IE Bug – iframe Cookies Blocked

At Hope College we use Google Apps and it’s great. Especially the Forms in Google Docs. Create the form using an editor, they give you a snippet of code to include in your web page, and bam! Your form is web 2.0 and the data conveniently gets saved into a spreadsheet.

But what if you want the form to be private? No problem. Specify who can access it from your domain and require authentication. Easy enough.

There’s just one problem – Internet Explorer refuses to load the page after sign in, saying “Internet Explorer cannot display the webpage.” All hopes and dreams of easy forms are now shattered. Well it turns out that IE’s overzealous security blocks third party cookies from within an iframe, and yup, you guessed it, the Google Form loads within an iframe.
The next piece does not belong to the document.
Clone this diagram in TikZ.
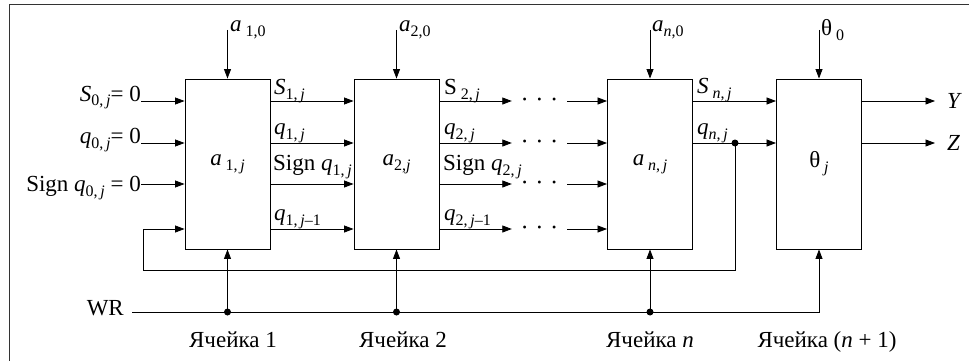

There are several workarounds, but unfortunately none are ideal:

  1. Add google.com to the list of accepted sites in IE’s security settings for every user using the form. Not realistic.
  2. Just point directly to the form instead of using the iframe to load it within another page. Not always ideal.
  3. Use any other browser in the world. Sure, tell that the millions of people who think Internet Explorer is the Internet. But if your audience is limited to a small group of people, this is possible.
  4. Security through obscurity. Don’t link to the form’s page anywhere on the web. Not a bad idea. For a while. Eventually, though, someone might link to it and a spammer will find it.
  5. Make the form public and do not require sign-in, but lock down the webpage or directory using another authentication mechanism. If your organization uses a single sign-on like Hope College does, with an LDAP server or similar that integrates with Google Apps, this is not a bad option.

The last two solutions are the most consistent means of providing secure access, but still, these methods make the form anonymous. One of the advantages of requiring a sign-on is to track who submitted it. Requiring a name field is fine as long as no one maliciously lies about their identity.

If anyone has a better solution, I’d love to hear it. For me, Google Forms is still one of those not totally usable features of Google Apps.